Radical Muslims perceive humanity to be a divide between Muslims and Non-Muslims and such a use in lingo could result in a sense of enforcement of America’s ideologies in the minds of extremists. Another example of Obama’s failure to effectively communicate with the Arab world is the launching of the Arab television news channel by the U. S, Al-Hurra. “The main role of Al-Hurra is to present the American views to the Arab world. The U. S. government invested more than $ 620 million and was intended to compete against Al-Jazeera.
Due to the poor production of news and coverage, Al-Hurra barely had any viewership compared to one of the most popular news channels in the Middle East. The U. S should instead terminate the channel and work towards finding a channel of communication with an audience. Conclusion Public Diplomacy, as it is recognized today is indivisible from both foreign policies and the diplomatic relationships with its allies. American narratives in public engagement strategies are with the basic assumption that Americans are misunderstood by the world and hence there exists a need for “re-presentation”.
Obama is fully seen to follow this narrative and has also to a fair extent reinvigorated the image of the U. S. to fulfill implicit political strategies. Yet, there still exists a parallel debate regarding the efficiency of the Obama administration. The CNAS America’s Extended Handbook made some relevant recommendations, few of which are highlighted here. “Firstly, to develop public engagement strategy in support of all major policies especially those identified in the forthcoming 2010 National Security Strategy. Secondly, leverage renewed U.

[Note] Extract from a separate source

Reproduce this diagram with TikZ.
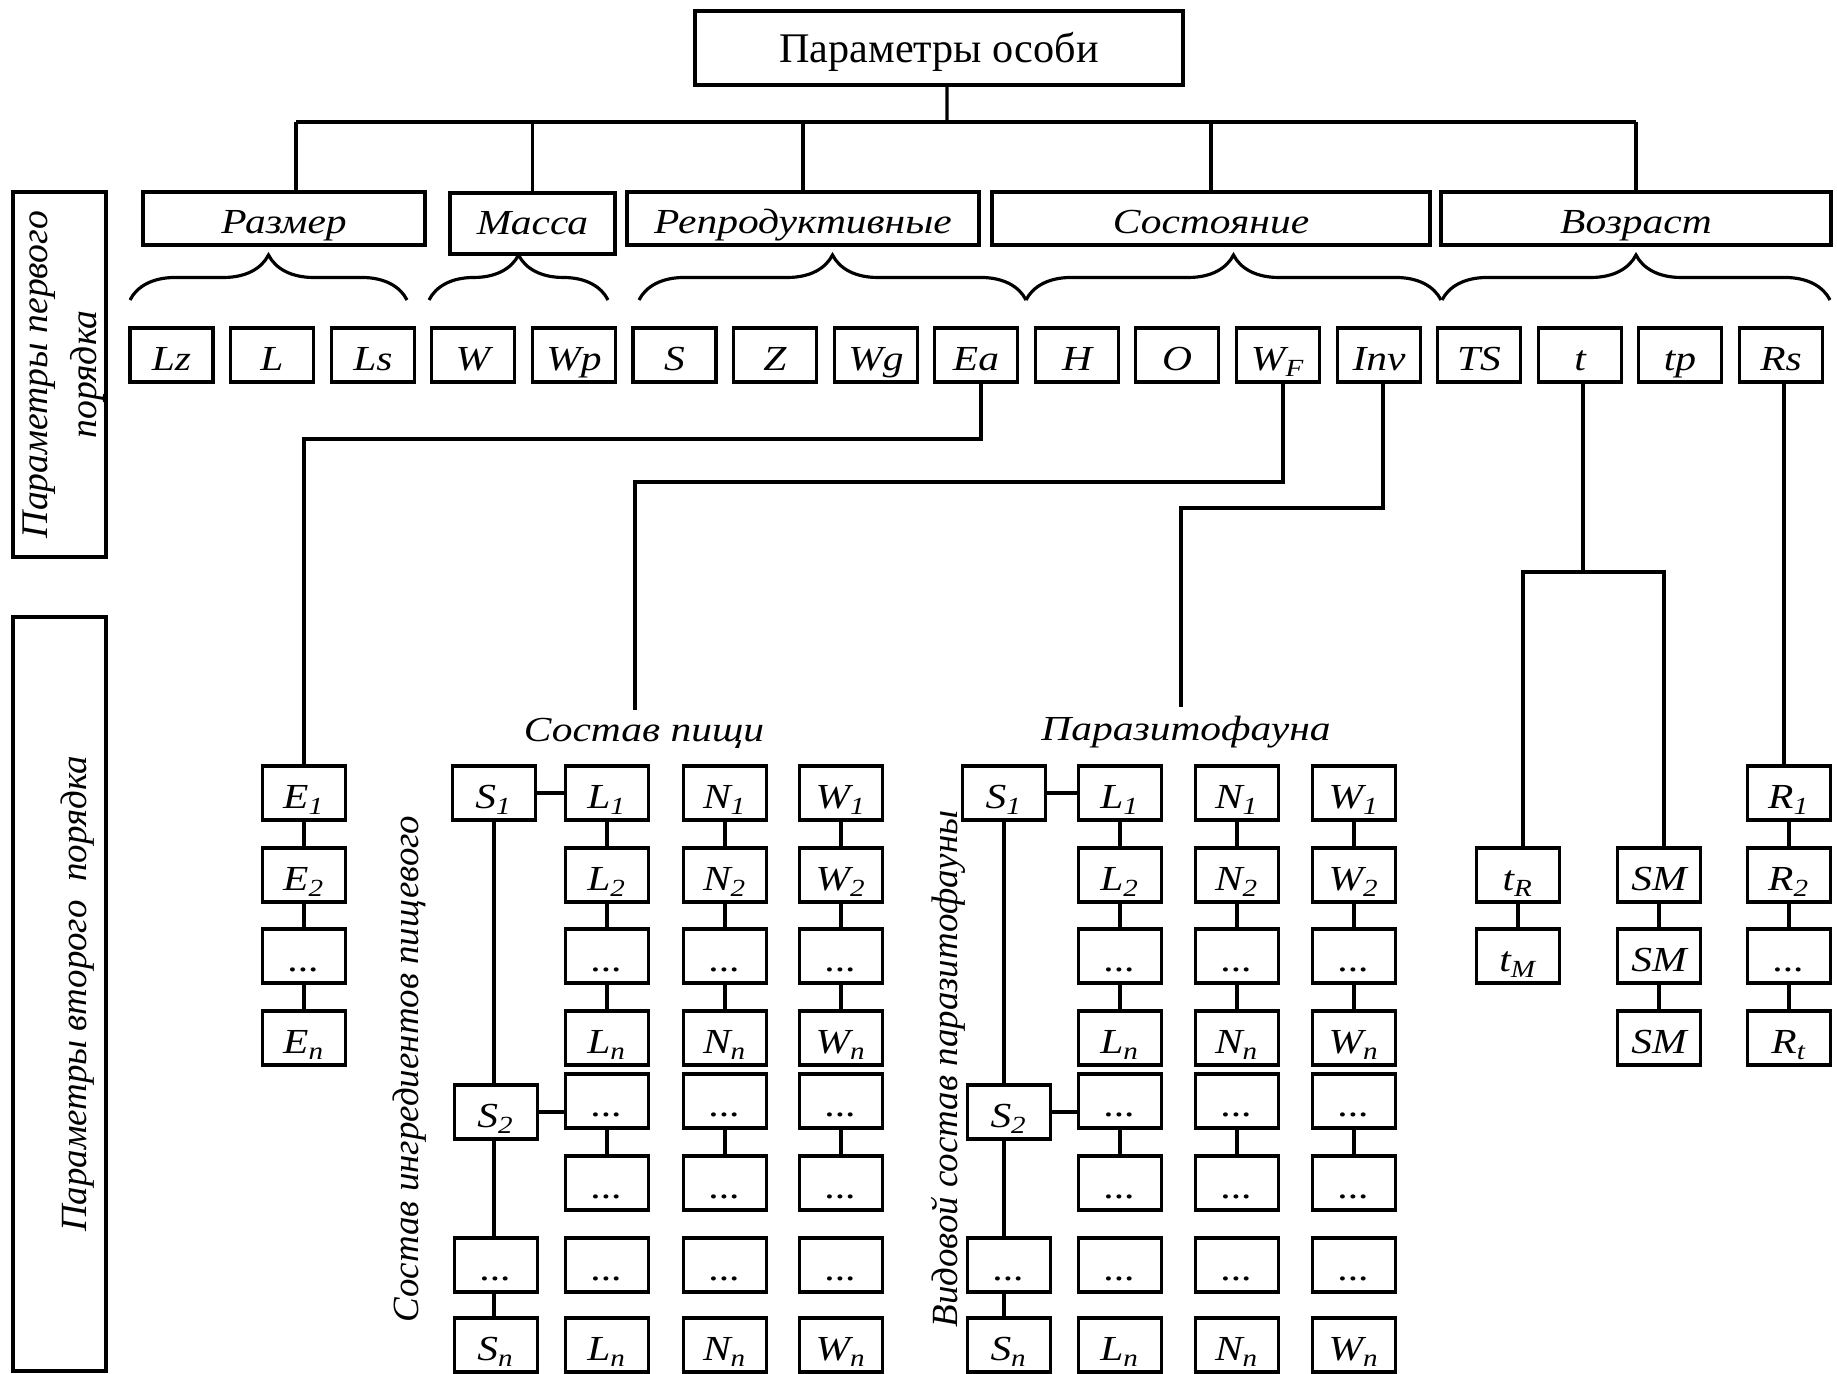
\documentclass[tikz,border=0pt]{standalone}
\usepackage{fontspec}
\setmainfont{Liberation Serif}
\newfontfamily\wideit[FakeStretch=1.18]{Liberation Serif}
\usetikzlibrary{decorations.pathreplacing}
\newcommand{\ix}[1]{\textsubscript{#1}}
\tikzset{
  bx/.style={draw, line width=1.1pt, minimum width=0.83cm, minimum height=0.54cm, inner sep=0pt,
    font=\wideit\itshape\fontsize{10}{12}\selectfont, text height=10pt, text depth=1pt},
  cat/.style={draw, line width=1.1pt, minimum height=0.53cm, inner sep=0pt,
    font=\wideit\itshape\fontsize{10}{12}\selectfont, text height=10pt, text depth=1.5pt},
  lblw/.style={font=\wideit\itshape\fontsize{10}{12}\selectfont},
  lbl/.style={font=\itshape\fontsize{10.5}{14}\selectfont},
  ln/.style={line width=0.9pt},
  brc/.style={line width=0.9pt, decorate, decoration={brace, amplitude=0.45cm}}
}

\begin{document}
\begin{tikzpicture}[x=0.01cm, y=-0.01cm]
			%%%%% START %%%%%
			\useasboundingbox (0,0) rectangle (1837,1374);
			
			\node[draw, line width=1.1pt, minimum width=4.88cm, minimum height=0.74cm, inner sep=0pt, font=\fontsize{12}{14}\selectfont, text height=10pt, text depth=2pt] (root) at (939,48) {Параметры особи};
			
			\node[draw, line width=1.1pt, rotate=90, minimum width=3.65cm, minimum height=0.93cm, inner sep=0pt, align=center, font=\itshape\fontsize{10.7}{14}\selectfont, text height=23.5pt, text depth=2.5pt] (ord1) at (59.5,374.5) {Параметры первого\\порядка};
			\node[draw, line width=1.1pt, rotate=90, minimum width=7.54cm, minimum height=0.93cm, inner sep=0pt, lbl, text height=16.6pt, text depth=1pt] (ord2) at (59.5,994) {Параметры второго\ \ порядка};
			
			\node[cat, minimum width=2.82cm] (razmer) at (284,218.5) {Размер};
			\node[cat, minimum width=1.65cm, minimum height=0.61cm, text depth=3.8pt] (massa) at (532.5,223.5) {Масса};
			\node[cat, minimum width=3.52cm] (repr) at (803,218.5) {Репродуктивные};
			\node[cat, minimum width=4.37cm] (sost) at (1211,218.5) {Состояние};
			\node[cat, minimum width=3.9cm] (vozrast) at (1636,218.5) {Возраст};
			
			\coordinate (bus) at (947,122);
			\draw[ln] ([xshift=0.08cm]root.south) -- (bus);
			\draw[ln] ([xshift=0.12cm]razmer.north |- bus) -- (vozrast.north |- bus);
			\draw[ln] ([xshift=0.12cm]razmer.north |- bus) -- ([xshift=0.12cm]razmer.north);
			\draw[ln] (massa.north |- bus) -- (massa.north);
			\draw[ln] (repr.north |- bus) -- (repr.north);
			\draw[ln] (sost.north |- bus) -- (sost.north);
			\draw[ln] (vozrast.north |- bus) -- (vozrast.north);
			
			\draw[brc] (130,300) -- (407,300);
			\draw[brc] (429,300) -- (608,300);
			\draw[brc] (639,300) -- (1026,300);
			\draw[brc] (1026,300) -- (1441,300);
			\draw[brc] (1442,300) -- (1830,300);
			
			\node[bx] (pLz) at (171.5,355) {Lz};
			\node[bx] (pL) at (272,355) {L};
			\node[bx] (pLs) at (373,355) {Ls};
			\node[bx] (pW) at (473,355) {W};
			\node[bx] (pWp) at (574,355) {Wp};
			\node[bx] (pS) at (674.5,355) {S};
			\node[bx] (pZ) at (775,355) {Z};
			\node[bx] (pWg) at (876,355) {Wg};
			\node[bx] (pEa) at (976,355) {Ea};
			\node[bx] (pH) at (1077,355) {H};
			\node[bx] (pO) at (1177,355) {O};
			\node[bx] (pWF) at (1278,355) {W\ix{F}};
			\node[bx] (pInv) at (1379,355) {Inv};
			\node[bx] (pTS) at (1479,355) {TS};
			\node[bx] (pt) at (1580,355) {t};
			\node[bx] (ptp) at (1680,355) {tp};
			\node[bx] (pRs) at (1781,355) {Rs};
			
			% E
			\node[bx] (e1) at (304,793) {E\ix{1}};
			\node[bx] (e2) at (304,875) {E\ix{2}};
			\node[bx] (e3) at (304,956) {...};
			\node[bx] (en) at (304,1038) {E\ix{n}};
			\draw[ln] ([xshift=0.05cm]pEa.south) -- ++(0,55) -| (e1.north);
			\draw[ln] (e1) -- (e2) (e2) -- (e3) (e3) -- (en);
			
			% food
			\node[lblw, anchor=base] (foodLbl) at (644,742) {Состав пищи};
			\node[lbl, rotate=90, anchor=base] (ingrLbl) at (418,1069) {Состав ингредиентов пищевого};
			\coordinate (foodTop) at (635,710);
			\draw[ln] ([xshift=0.05cm]pWF.south) -- ++(0,98) -| (foodTop);
			
			\node[bx] (fS1) at (494,793) {S\ix{1}};
			\node[bx] (fS2) at (496,1112) {S\ix{2}};
			\node[bx] (fS3) at (496,1265) {...};
			\node[bx] (fSn) at (496,1345) {S\ix{n}};
			
			\node[bx] (fL1) at (607,793) {L\ix{1}};
			\node[bx] (fL2) at (607,875) {L\ix{2}};
			\node[bx] (fL3) at (607,956) {...};
			\node[bx] (fL4) at (607,1038) {L\ix{n}};
			\node[bx] (fL5) at (607,1101) {...};
			\node[bx] (fL6) at (607,1183) {...};
			\node[bx] (fL7) at (607,1265) {...};
			\node[bx] (fL8) at (607,1345) {L\ix{n}};
			
			\node[bx] (fN1) at (725,793) {N\ix{1}};
			\node[bx] (fN2) at (725,875) {N\ix{2}};
			\node[bx] (fN3) at (725,956) {...};
			\node[bx] (fN4) at (725,1038) {N\ix{n}};
			\node[bx] (fN5) at (725,1101) {...};
			\node[bx] (fN6) at (725,1183) {...};
			\node[bx] (fN7) at (725,1265) {...};
			\node[bx] (fN8) at (725,1345) {N\ix{n}};
			
			\node[bx] (fW1) at (841,793) {W\ix{1}};
			\node[bx] (fW2) at (841,875) {W\ix{2}};
			\node[bx] (fW3) at (841,956) {...};
			\node[bx] (fW4) at (841,1038) {W\ix{n}};
			\node[bx] (fW5) at (841,1101) {...};
			\node[bx] (fW6) at (841,1183) {...};
			\node[bx] (fW7) at (841,1265) {...};
			\node[bx] (fW8) at (841,1345) {W\ix{n}};
			
			\draw[ln] (fS1.south) -- (fS1.south |- fS2.north) (fS2.south -| fS1) -- (fS3.north -| fS1) (fS3.south -| fS1) -- (fSn.north -| fS1);
			\draw[ln] (fS1) -- (fL1);
			\draw[ln] (fS2.east) -- (fS2.east -| fL5.west);
			\draw[ln] (fL1) -- (fL2) (fL2) -- (fL3) (fL3) -- (fL4) (fL5) -- (fL6);
			\draw[ln] (fN1) -- (fN2) (fN2) -- (fN3) (fN3) -- (fN4) (fN5) -- (fN6);
			\draw[ln] (fW1) -- (fW2) (fW2) -- (fW3) (fW3) -- (fW4) (fW5) -- (fW6);
			
			% parasites
			\node[lblw, anchor=base] (parLbl) at (1186,741) {Паразитофауна};
			\node[lbl, rotate=90, anchor=base] (vidLbl) at (957,1069) {Видовой состав паразитофауны};
			\coordinate (parTop) at (1181,707);
			\draw[ln] ([xshift=0.04cm]pInv.south) -- ++(0,124) -| (parTop);
			
			\node[bx] (vS1) at (1004,793) {S\ix{1}};
			\node[bx] (vS2) at (1009,1112) {S\ix{2}};
			\node[bx] (vS3) at (1009,1265) {...};
			\node[bx] (vSn) at (1009,1345) {S\ix{n}};
			
			\node[bx] (vL1) at (1120,793) {L\ix{1}};
			\node[bx] (vL2) at (1120,875) {L\ix{2}};
			\node[bx] (vL3) at (1120,956) {...};
			\node[bx] (vL4) at (1120,1038) {L\ix{n}};
			\node[bx] (vL5) at (1120,1101) {...};
			\node[bx] (vL6) at (1120,1183) {...};
			\node[bx] (vL7) at (1120,1265) {...};
			\node[bx] (vL8) at (1120,1345) {L\ix{n}};
			
			\node[bx] (vN1) at (1237,793) {N\ix{1}};
			\node[bx] (vN2) at (1237,875) {N\ix{2}};
			\node[bx] (vN3) at (1237,956) {...};
			\node[bx] (vN4) at (1237,1038) {N\ix{n}};
			\node[bx] (vN5) at (1237,1101) {...};
			\node[bx] (vN6) at (1237,1183) {...};
			\node[bx] (vN7) at (1237,1265) {...};
			\node[bx] (vN8) at (1237,1345) {N\ix{n}};
			
			\node[bx] (vW1) at (1354,793) {W\ix{1}};
			\node[bx] (vW2) at (1354,875) {W\ix{2}};
			\node[bx] (vW3) at (1354,956) {...};
			\node[bx] (vW4) at (1354,1038) {W\ix{n}};
			\node[bx] (vW5) at (1354,1101) {...};
			\node[bx] (vW6) at (1354,1183) {...};
			\node[bx] (vW7) at (1354,1265) {...};
			\node[bx] (vW8) at (1354,1345) {W\ix{n}};
			
			\draw[ln] (vS1.south) -- (vS1.south |- vS2.north) (vS2.south -| vS1) -- (vS3.north -| vS1) (vS3.south -| vS1) -- (vSn.north -| vS1);
			\draw[ln] (vS1) -- (vL1);
			\draw[ln] (vS2.east) -- (vS2.east -| vL5.west);
			\draw[ln] (vL1) -- (vL2) (vL2) -- (vL3) (vL3) -- (vL4) (vL5) -- (vL6);
			\draw[ln] (vN1) -- (vN2) (vN2) -- (vN3) (vN3) -- (vN4) (vN5) -- (vN6);
			\draw[ln] (vW1) -- (vW2) (vW2) -- (vW3) (vW3) -- (vW4) (vW5) -- (vW6);
			
			% age
			\node[bx] (tR) at (1518,875) {t\ix{R}};
			\node[bx] (tM) at (1518,956) {t\ix{M}};
			\node[bx] (sm1) at (1659,875) {SM};
			\node[bx] (sm2) at (1659,956) {SM};
			\node[bx] (sm3) at (1659,1038) {SM};
			\draw[ln] ([xshift=0.03cm]pt.south) -- ++(0,188) coordinate (tFork);
			\draw[ln] ([xshift=0.05cm]tR.north) |- (tFork) -| ([xshift=0.05cm]sm1.north);
			\draw[ln] (tR) -- (tM);
			\draw[ln] (sm1) -- (sm2) (sm2) -- (sm3);
			
			\node[bx] (r1) at (1789,793) {R\ix{1}};
			\node[bx] (r2) at (1789,875) {R\ix{2}};
			\node[bx] (r3) at (1789,956) {...};
			\node[bx] (rt) at (1789,1038) {R\ix{t}};
			\draw[ln] ([xshift=-0.05cm]r1.north) -- ([xshift=-0.05cm]r1.north |- pRs.south);
			\draw[ln] (r1) -- (r2) (r2) -- (r3) (r3) -- (rt);
			
			%%%%% END %%%%%
\end{tikzpicture}
\end{document}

S standing in countries such as Turkey, Indonesia and Brazil where the popularity of the U. S was not translated into greater co-operation. The handbook also suggested that a major follow through of presidential speeches and to conduct a major review of U. S broadcasting and the broadcasting board of governors. This essay has shown the major drawbacks in President Obama’s public diplomacy and a standpoint that views Obama’s public diplomacy as a failure in terms of delivering what he said he would through his communication with the world.